La otra reflexión que suscitó mi encuentro de entonces con este monólogo me llevó a mucho más tiempo atrás. Es el recuerdo de mi primera lectura del mismo, cuando tenía dieciséis o diecisiete años. Recuerdo claramente la fascinación que sentí por este texto. Sabía que quería estudiar medicina y a la vez “hacía teatro” en mi colegio. Estaba muy lejos de los largos años de vida médica ya transitada en el momento que relato, casi diecisiete entonces, casi treinta ahora. Comprendí, claro, que en aquellos años de escuela secundaria no podía aprehender esto que pude entender en aquel momento de recuperación de la obra leída y vista con poco intervalo de tiempo: la idea de presentar, a través del monólogo, un deliberado mensaje contradictorio (¿o necesariamente diferente?) al discurso médico.

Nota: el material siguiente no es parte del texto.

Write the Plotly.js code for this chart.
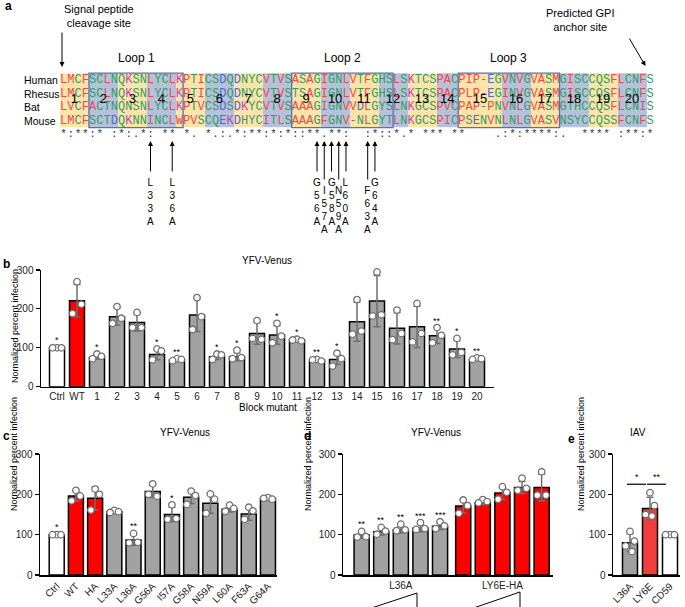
<!DOCTYPE html>
<html><head><meta charset="utf-8">
<script src="https://cdn.plot.ly/plotly-3.0.1.min.js"></script>
<style>html,body{margin:0;padding:0;background:#fff}#chart{width:685px;height:607px}</style>
</head><body><div id="chart"></div>
<script>
// ================= DATA =================
// Panel a: alignment
const species = ['Human','Rhesus','Bat','Mouse'];
const seqHuman  = "LMCFSCLNQKSNLYCLKPTICSDQDNYCVTVSASAGIGNLVTFGHSLSKTCSPACPIP-EGVNVGVASMGISCCQSFLCNFS";
const seqRhesus = "LMCFSCLNQKSNLYCLKPTICSDQDNYCVTVSTSAGIGNLVTFGHSLSKTCSPACPLP-EGINVGVASMGISCCQSFLCNFS";
const seqBat    = "LVCFACTNQNSNLYCLKPTVCSDSDKYCVTVSAAAGIGNVVDLGYSLNKGCSPVCPAP-PNVNLGVASMGTHCCQSFLCNIS";
const seqMouse  = "LMCFSCTDQKNNINCLWPVSCQEKDHYCITLSAAAGFGNV-NLGYTLNKGCSPICPSENVNLNLGVASVNSYCCQSSFCNFS";
const conservation = "*:**:* :*:.*: ** *. *.:.*:**:*:*::**.**:  :*::*.* *** **    .:*:****:.  **** :**:*";
const blockLens = [4,4,4,4,4,4,4,4,4,4,4,4,4,3,6,4,4,4,4,4];
const loopNames = ['Loop 1','Loop 2','Loop 3'];
const loopFirstCol = [5,33,56];
const loopLastCol = [17,46,69];
const mutantLabels = ['L33A','L36A','G56A','I57A','G58A','N59A','L60A','F63A','G64A'];
const mutantCols = [13,16,36,37,38,39,40,43,44];

// Panel b
const bCats = ['Ctrl','WT','1','2','3','4','5','6','7','8','9','10','11','12','13','14','15','16','17','18','19','20'];
const bMean = [100,221,76,180,165,83,69,184,77,77,137,133,120,68,70,167,220,150,154,131,97,70];
const bSD   = [2,42,5,22,22,14,3,42,7,10,28,24,3,3,13,50,66,40,53,20,22,3];
const bPts  = [[100,100,100],[270,212,188],[84,78,72],[206,176,163],[191,152,152],[97,92,69],[72,70,67],
               [229,180,147],[84,82,70],[94,75,72],[170,122,124],[163,130,113],[122,118,120],[70,66,69],
               [86,72,53],[224,143,135],[295,185,182],[197,137,121],[214,137,115],[152,132,113],[124,88,82],[74,72,70]];
const bSig  = ['*','','*','','','*','**','','*','*','','*','*','**','*','','','','','**','*','**'];

// Panel c
const cCats = ['Ctrl','WT','HA','L33A','L36A','G56A','I57A','G58A','N59A','L60A','F63A','G64A'];
const cMean = [100,196,190,157,87,207,150,193,178,163,151,190];
const cSD   = [2,13,28,4,13,15,18,16,25,7,15,4];
const cPts  = [[100,100,100],[210,196,184],[213,200,161],[160,157,155],[103,81,80],[226,195,200],
               [174,140,138],[208,197,175],[201,188,153],[173,165,158],[168,159,138],[192,188,190]];
const cSig  = ['*','','','','**','','*','','','','',''];

// Panel d
const dGroups = ['L36A','LY6E-HA'];
const dMeanL36A = [99,107,112,116,121];
const dSDL36A   = [8,8,8,9,8];
const dPtsL36A  = [[108,95,94],[118,109,101],[126,112,110],[130,115,113],[132,122,115]];
const dSigL36A  = ['**','**','**','***','***'];
const dMeanHA   = [171,179,203,217,217];
const dSDHA     = [17,4,16,15,33];
const dPtsHA    = [[186,172,153],[187,182,179],[219,205,188],[240,215,210],[256,198,198]];

// Panel e
const eCats = ['L36A','LY6E','CD59'];
const eMean = [80,165,100];
const eSD   = [22,28,2];
const ePts  = [[108,84,72,58],[204,172,150,146],[100,100,100]];
const eCompA = [0,1], eCompB = [1,2], eCompSig = ['*','**'];

// ================= LAYOUT HELPERS =================
const W = 685, H = 607;
const FONT = 'Liberation Sans, Arial, sans-serif';
const MONO = 'Liberation Mono, Courier New, monospace';
const px = v => v / W;
const py = v => 1 - v / H;
const COLW = 7.24, COL0 = 60, ROWH = 13.6, ROW0 = 80;
const cOf = p => 0.5 + (p - COL0) / COLW;   // pixel -> alignment column units
const rOf = p => (p - ROW0) / ROWH;         // pixel -> alignment row units

const GRAY = '#a2a2a2', RED = '#ff0000', ERR = '#6e6e6e';
const jitter = [0, 0.22, -0.22, 0.1];

const traces = [], annotations = [], shapes = [];

function resColor(ch){
  if('AVFPMILW'.includes(ch)) return '#ef4a4a';
  if('DE'.includes(ch)) return '#5566cc';
  if('RK'.includes(ch)) return '#c445b8';
  if('STYHCNGQ'.includes(ch)) return '#2f9e5e';
  return '#777';
}

// ================= PANEL A =================
const seqs = [seqHuman, seqRhesus, seqBat, seqMouse];
const nCols = seqHuman.length;
const cols = Array.from({length:nCols}, (_,i)=>i+1);
const blockOfCol = [];
blockLens.forEach((len,k)=>{ for(let j=0;j<len;j++) blockOfCol.push(k); });
const zRow = cols.map((_,i)=> i < blockOfCol.length ? blockOfCol[i] % 2 : null);
traces.push({type:'heatmap', x:cols, y:[0,1,2,3], z:[zRow,zRow,zRow,zRow], zmin:0, zmax:1,
  colorscale:[[0,'#fbe4aa'],[0.5,'#fbe4aa'],[0.5,'#b5c1dc'],[1,'#b5c1dc']],
  showscale:false, hoverinfo:'skip', xaxis:'x', yaxis:'y'});
seqs.forEach((s,r)=>{
  const ch = s.split('');
  traces.push({type:'scatter', mode:'text', x:cols, y:cols.map(()=>r), text:ch,
    textfont:{family:MONO, size:12, color:ch.map(resColor)}, hoverinfo:'skip', xaxis:'x', yaxis:'y', cliponaxis:false});
});
// block numbers
let start = 1; const bx = [], bl = [];
blockLens.forEach((len,k)=>{ bx.push(start + (len-1)/2); bl.push(String(k+1)); start += len; });
traces.push({type:'scatter', mode:'text', x:bx, y:bx.map(()=>1.47), text:bl,
  textfont:{family:FONT, size:13, color:'#000'}, hoverinfo:'skip', xaxis:'x', yaxis:'y', cliponaxis:false});
// conservation
const cons = conservation.split('');
traces.push({type:'scatter', mode:'text', x:cols, y:cols.map(()=>4), text:cons,
  textfont:{family:MONO, size:11, color:'#333'}, hoverinfo:'skip', xaxis:'x', yaxis:'y', cliponaxis:false});
// loops
loopNames.forEach((nm,i)=>{
  shapes.push({type:'rect', xref:'x', yref:'y', x0:loopFirstCol[i]-0.5, x1:loopLastCol[i]+0.5, y0:-0.5, y1:3.5,
    line:{color:'#5572b0', width:1.3}, fillcolor:'rgba(0,0,0,0)'});
  annotations.push({xref:'x', yref:'y', x:(loopFirstCol[i]+loopLastCol[i])/2, y:rOf(58), text:nm, showarrow:false,
    font:{family:FONT, size:12, color:'#000'}});
});
// species labels
species.forEach((sp,r)=> annotations.push({xref:'x', yref:'y', x:cOf(22), y:r, xanchor:'left', text:sp, showarrow:false,
  font:{family:FONT, size:10.5, color:'#000'}}));
// mutant arrows and labels
const staggered = ['I57A','N59A','F63A'];
mutantLabels.forEach((lab,i)=>{
  const st = staggered.includes(lab);
  annotations.push({xref:'x', yref:'y', x:mutantCols[i], y:rOf(141), ax:0, ay: st ? 40 : 32, text:'', showarrow:true,
    arrowhead:2, arrowsize:1, arrowwidth:1, arrowcolor:'#000', standoff:0});
  annotations.push({xref:'x', yref:'y', x:mutantCols[i], y:rOf(st ? 183 : 175), yanchor:'top', text:lab.split('').join('<br>'),
    showarrow:false, font:{family:FONT, size:10, color:'#000'}});
});
// signal peptide & GPI
annotations.push({xref:'paper', yref:'paper', x:px(62), y:py(1), yanchor:'top', text:'Signal peptide<br>cleavage site',
  showarrow:false, font:{family:FONT, size:11, color:'#000'}});
annotations.push({xref:'x', yref:'y', x:cOf(62), y:rOf(67), ax:0, ay:-36, text:'', showarrow:true,
  arrowhead:2, arrowsize:1, arrowwidth:1, arrowcolor:'#000', standoff:0});
annotations.push({xref:'paper', yref:'paper', x:px(616), y:py(5), yanchor:'top', text:'Predicted GPI<br>anchor site',
  showarrow:false, font:{family:FONT, size:11, color:'#000'}});
annotations.push({xref:'x', yref:'y', x:cOf(645.5), y:rOf(66), ax:-17, ay:-29, text:'', showarrow:true,
  arrowhead:2, arrowsize:1, arrowwidth:1, arrowcolor:'#000', standoff:0});

// ================= BAR PANELS =================
function addBars(ax, xs, means, sds, colors, pts, sigs, width){
  const xa = 'x'+ax, ya = 'y'+ax;
  traces.push({type:'bar', x:xs, y:means, width:width, marker:{color:colors, line:{color:'#000', width:1.5}},
    error_y:{type:'data', array:sds, visible:true, color:ERR, thickness:1.5, width:3.5},
    hoverinfo:'skip', xaxis:xa, yaxis:ya});
  const PX=[], PY=[];
  pts.forEach((p,i)=> p.forEach((v,j)=>{ PX.push(xs[i] + jitter[j]); PY.push(v); }));
  traces.push({type:'scatter', mode:'markers', x:PX, y:PY, marker:{symbol:'circle', size:6.5, color:'#fff',
    line:{color:'#707070', width:1.3}}, hoverinfo:'skip', xaxis:xa, yaxis:ya, cliponaxis:false});
  if(sigs) sigs.forEach((s,i)=>{
    if(!s) return;
    const top = Math.max(means[i]+sds[i], ...pts[i]);
    annotations.push({xref:xa, yref:ya, x:xs[i], y:top, yanchor:'bottom', yshift:0, text:s, showarrow:false,
      font:{family:FONT, size:9, color:'#000'}});
  });
}
const idx = n => Array.from({length:n}, (_,i)=>i);

// b
const bX = idx(bCats.length);
addBars(2, bX, bMean, bSD, bCats.map(c=> c==='Ctrl' ? '#fff' : c==='WT' ? RED : GRAY), bPts, bSig, 0.75);
// c
const cX = idx(cCats.length);
addBars(3, cX, cMean, cSD, cCats.map(c=> c==='Ctrl' ? '#fff' : (c==='WT'||c==='HA') ? RED : GRAY), cPts, cSig, 0.78);
// d
const GROUP_GAP = 1.18;
const dXL = idx(dMeanL36A.length);
const dXH = idx(dMeanHA.length).map(i=> i + dMeanL36A.length + GROUP_GAP - 1);
addBars(4, dXL, dMeanL36A, dSDL36A, dXL.map(()=>GRAY), dPtsL36A, dSigL36A, 0.77);
addBars(4, dXH, dMeanHA, dSDHA, dXH.map(()=>RED), dPtsHA, null, 0.77);
// e
const eX = idx(eCats.length);
addBars(5, eX, eMean, eSD, ['#9f9f9f','#f23d3d','#fff'], ePts, null, 0.75);
eCompA.forEach((a,i)=>{
  const b = eCompB[i];
  shapes.push({type:'line', xref:'x5', yref:'y5', x0:a-0.15, x1:b-0.2, y0:225, y1:225, line:{color:'#000', width:1.2}});
  annotations.push({xref:'x5', yref:'y5', x:(a-0.15+b-0.2)/2, y:225, yanchor:'bottom', text:eCompSig[i], showarrow:false,
    font:{family:FONT, size:9, color:'#000'}});
});

// ================= AXES =================
function yAx(top, bottom, x0){
  return {domain:[py(bottom), py(top)], range:[0,300], tickvals:[0,100,200,300], ticks:'outside', ticklen:4, tickwidth:1.2,
    tickcolor:'#000', showline:true, linewidth:1.5, linecolor:'#000', showgrid:false, zeroline:false,
    tickfont:{family:FONT, size:10, color:'#222'}, fixedrange:true, anchor:'x'+x0};
}
function xAx(left, right, range, tickvals, ticktext, angle, yid){
  return {domain:[px(left), px(right)], range:range, tickvals:tickvals, ticktext:ticktext, ticks:'', showline:true,
    linewidth:1.5, linecolor:'#000', showgrid:false, zeroline:false, tickangle:angle,
    tickfont:{family:FONT, size:10, color:'#222'}, fixedrange:true, anchor:'y'+yid};
}

const layout = {
  width:W, height:H, margin:{l:0,r:0,t:0,b:0}, paper_bgcolor:'#fff', plot_bgcolor:'rgba(0,0,0,0)',
  showlegend:false, font:{family:FONT},
  xaxis:{domain:[0,1], range:[cOf(0), cOf(W)], visible:false, fixedrange:true, anchor:'y'},
  yaxis:{domain:[py(240), 1], range:[rOf(240), rOf(0)], visible:false, fixedrange:true, anchor:'x'},
  xaxis2: xAx(41, 494, [-0.8, 21.85], bX, bCats, 0, 2),
  yaxis2: yAx(270, 386.7, 2),
  xaxis3: xAx(40, 277, [-0.87, 11.47], cX, cCats, -45, 3),
  yaxis3: yAx(454, 575, 3),
  xaxis4: xAx(343, 553, [-0.95, 9.76],
    [dXL.reduce((a,b)=>a+b,0)/dXL.length, dXH.reduce((a,b)=>a+b,0)/dXH.length], dGroups, 0, 4),
  yaxis4: yAx(454, 575, 4),
  xaxis5: xAx(613, 680, [-0.85, 2.5], eX, eCats, -45, 5),
  yaxis5: yAx(454, 575, 5),
  shapes: shapes,
  annotations: annotations
};

// panel letters, titles, axis titles
const txt = (x,y,t,opt={}) => annotations.push(Object.assign({xref:'paper', yref:'paper', x:px(x), y:py(y), text:t,
  showarrow:false, font:{family:FONT, size:10, color:'#000'}}, opt));
const LET = {family:FONT,size:12,color:'#000'};
txt(3,0,'<b>a</b>',{xanchor:'left', yanchor:'top', yshift:3, font:LET});
txt(1,255,'<b>b</b>',{xanchor:'left', yanchor:'top', font:LET});
txt(1,427,'<b>c</b>',{xanchor:'left', yanchor:'top', font:LET});
txt(302,427,'<b>d</b>',{xanchor:'left', yanchor:'top', font:LET});
txt(566,430,'<b>e</b>',{xanchor:'left', yanchor:'top', font:LET});
txt(267,260,'YFV-Venus');
txt(158,440,'YFV-Venus');
txt(463,440,'YFV-Venus');
txt(648,440,'IAV');
txt(268,415,'Block mutant');
const yt = 'Normalized percent infection';
txt(8,326,yt,{textangle:-90, font:{family:FONT,size:9,color:'#000'}});
txt(7,513,yt,{textangle:-90, font:{family:FONT,size:9,color:'#000'}});
txt(308,513,yt,{textangle:-90, font:{family:FONT,size:9,color:'#000'}});
txt(588,513,yt,{textangle:-90, font:{family:FONT,size:9,color:'#000'}});

// wedges under panel d
const wedge = (x0,x1,yTop,yBot) => shapes.push({type:'path', xref:'paper', yref:'paper',
  path:`M ${px(x0)} ${py(yBot)} L ${px(x1)} ${py(yTop)} L ${px(x1)} ${py(yBot)} Z`, line:{color:'#000', width:1}, fillcolor:'rgba(0,0,0,0)'});
wedge(373, 417, 593, 607.5);
wedge(475, 520, 592, 607.5);

Plotly.newPlot('chart', traces, layout, {staticPlot:true, displayModeBar:false});
</script>
</body></html>
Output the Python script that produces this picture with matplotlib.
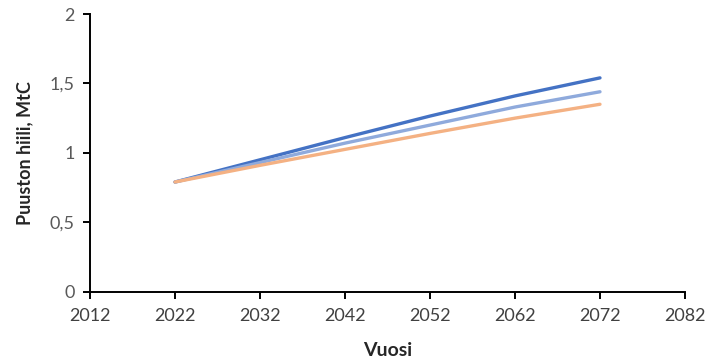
import matplotlib
matplotlib.use("Agg")
import matplotlib.pyplot as plt
from matplotlib.ticker import FuncFormatter

years = [2022, 2032, 2042, 2052, 2062, 2072]
series_high = [0.79, 0.95, 1.11, 1.265, 1.41, 1.54]
series_mid = [0.79, 0.93, 1.07, 1.20, 1.33, 1.44]
series_low = [0.79, 0.91, 1.025, 1.14, 1.25, 1.35]

x_ticks = [2012, 2022, 2032, 2042, 2052, 2062, 2072, 2082]
y_ticks = [0, 0.5, 1, 1.5, 2]

plt.rcParams['font.family'] = ['Lato', 'DejaVu Sans']

fig = plt.figure(figsize=(7.05, 3.63), dpi=100)
ax = fig.add_axes([0.1277, 0.1964, 0.8439, 0.765])

ax.plot(years, series_high, color='#4472C4', lw=2.4, solid_capstyle='round')
ax.plot(years, series_mid, color='#8FAADC', lw=2.4, solid_capstyle='round')
ax.plot(years, series_low, color='#F4B183', lw=2.4, solid_capstyle='round')

ax.set_xlim(2012, 2082)
ax.set_ylim(0, 2)
ax.set_xticks(x_ticks)
ax.set_yticks(y_ticks)
ax.yaxis.set_major_formatter(FuncFormatter(lambda v, p: f"{v:g}".replace('.', ',')))

for s in ('top', 'right'):
    ax.spines[s].set_visible(False)
for s in ('left', 'bottom'):
    ax.spines[s].set_linewidth(1.4)
    ax.spines[s].set_color('black')

ax.tick_params(axis='both', direction='out', length=5, width=1.4, color='black',
               labelsize=13, labelcolor='#595959')
ax.tick_params(axis='x', pad=7, labelcolor='#404040')
ax.tick_params(axis='y', pad=6)

ax.set_xlabel('Vuosi', fontsize=14, fontweight='bold', color='#262626', labelpad=13)
ax.set_ylabel('Puuston hiili, MtC', fontsize=13, fontweight='bold', color='#262626', labelpad=12)

fig.savefig('out.png', dpi=100)
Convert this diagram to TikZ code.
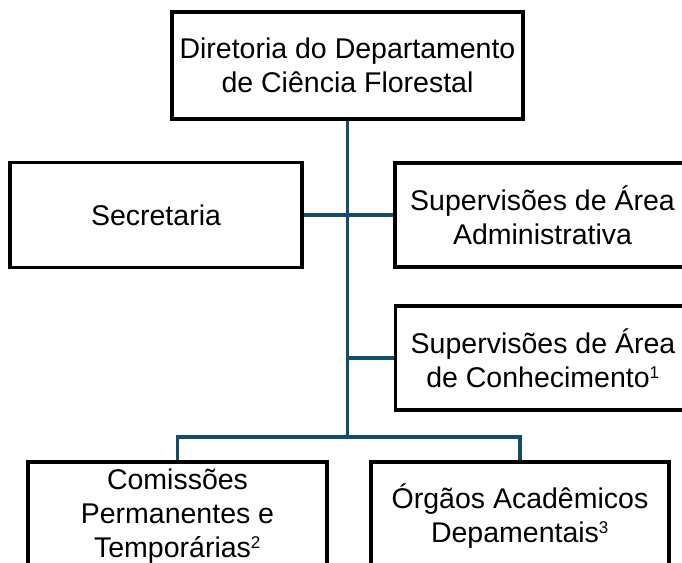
\documentclass[tikz,border=0pt]{standalone}
\usepackage{fontspec}
\setmainfont{Liberation Sans}
\definecolor{linkblue}{HTML}{124E6B}
\newcommand{\supnote}[1]{\textsuperscript{\fontsize{17}{17}\selectfont #1}}
\begin{document}
\begin{tikzpicture}[x=1pt,y=1pt,
  box/.style={draw=black,line width=3.5pt,rectangle,fill=white,align=center,
    inner sep=0pt,font=\fontsize{28.5}{34}\selectfont},
  link/.style={draw=linkblue,line width=3.2pt}]
\useasboundingbox (0,0) rectangle (682,-562);
\clip (0,0) rectangle (682,-562);
\coordinate (bus) at (347.5,-437);
\node[box,minimum width=351pt,minimum height=107pt] (top) at (347.5,-65.5) {Diretoria do Departamento\\de Ciência Florestal};
\node[box,minimum width=292pt,minimum height=105pt] (sec) at (156,-215) {Secretaria};
\node[box,minimum width=295pt,minimum height=104pt] (adm) at (542.5,-215) {Supervisões de Área\\Administrativa};
\node[box,minimum width=295pt,minimum height=104pt] (con) at (543,-358) {Supervisões de Área\\de Conhecimento\supnote{1}};
\node[box,minimum width=299pt,minimum height=108pt] (com) at (177.5,-516) {Comissões\\Permanentes e\\Temporárias\supnote{2}};
\node[box,minimum width=298pt,minimum height=108pt] (org) at (520,-516) {Órgãos Acadêmicos\\Depamentais\supnote{3}};
\draw[link] (top.south) -- (bus);
\draw[link] (sec.east) -- (adm.west);
\draw[link] (con.west) -- (con.west -| bus);
\draw[link] (com.north) |- (bus) -| (org.north);
\end{tikzpicture}
\end{document}
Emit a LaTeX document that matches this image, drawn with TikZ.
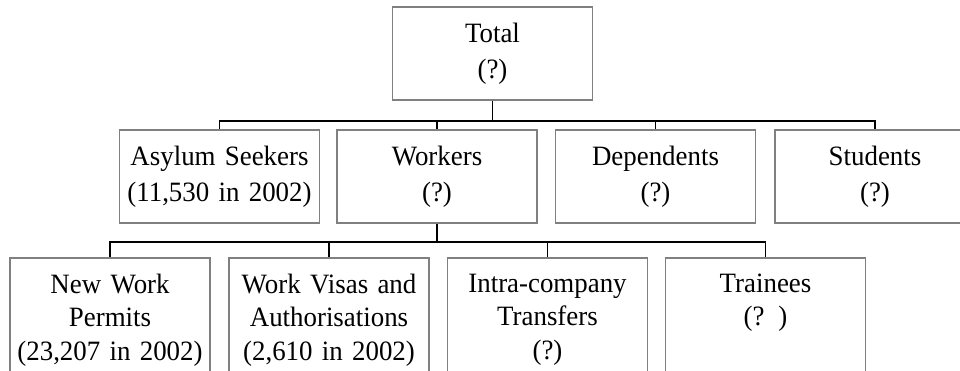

Husmeadórov, el patético y amistoso personaje de la obra, no puede en definitiva cumplir con la misión encomendada por su temible esposa (disertar sobre los efectos nocivos del tabaco), porque tiene algo más urgente que hacer. Tiene que hablarnos de él mismo, de sus frustraciones, de su vida entera asfixiada. Frente a esto, ¿qué valor tiene un discurso médico? Seguramente solo podrá servir si ayuda a la liberación de cada ser humano de su propia cárcel (a nada me parece en ocasiones más semejante la enfermedad).
Por otra parte me parece extraño concluir que a la edad en que leía a Chéjov por primera vez no entendía lo que él decía. Probablemente no podría haberlo explicado como lo intento hacer ahora. Pero sin duda ya intuía que tendría que luchar por liberarme de mis propias asfixias. Y que mi tarea como médico no sería otra que tratar de ayudar a los demás a hacer lo propio.
Porque después de todo no hay peor mentira ni secreto que la que nos decimos o el que nos guardamos a nosotros mismos. ¿O acaso no nos dice esto Chéjov en toda su obra? Ahora bien, ¿no deberíamos los médicos decirle lo mismo, siempre, en toda ocasión, a nuestros pacientes?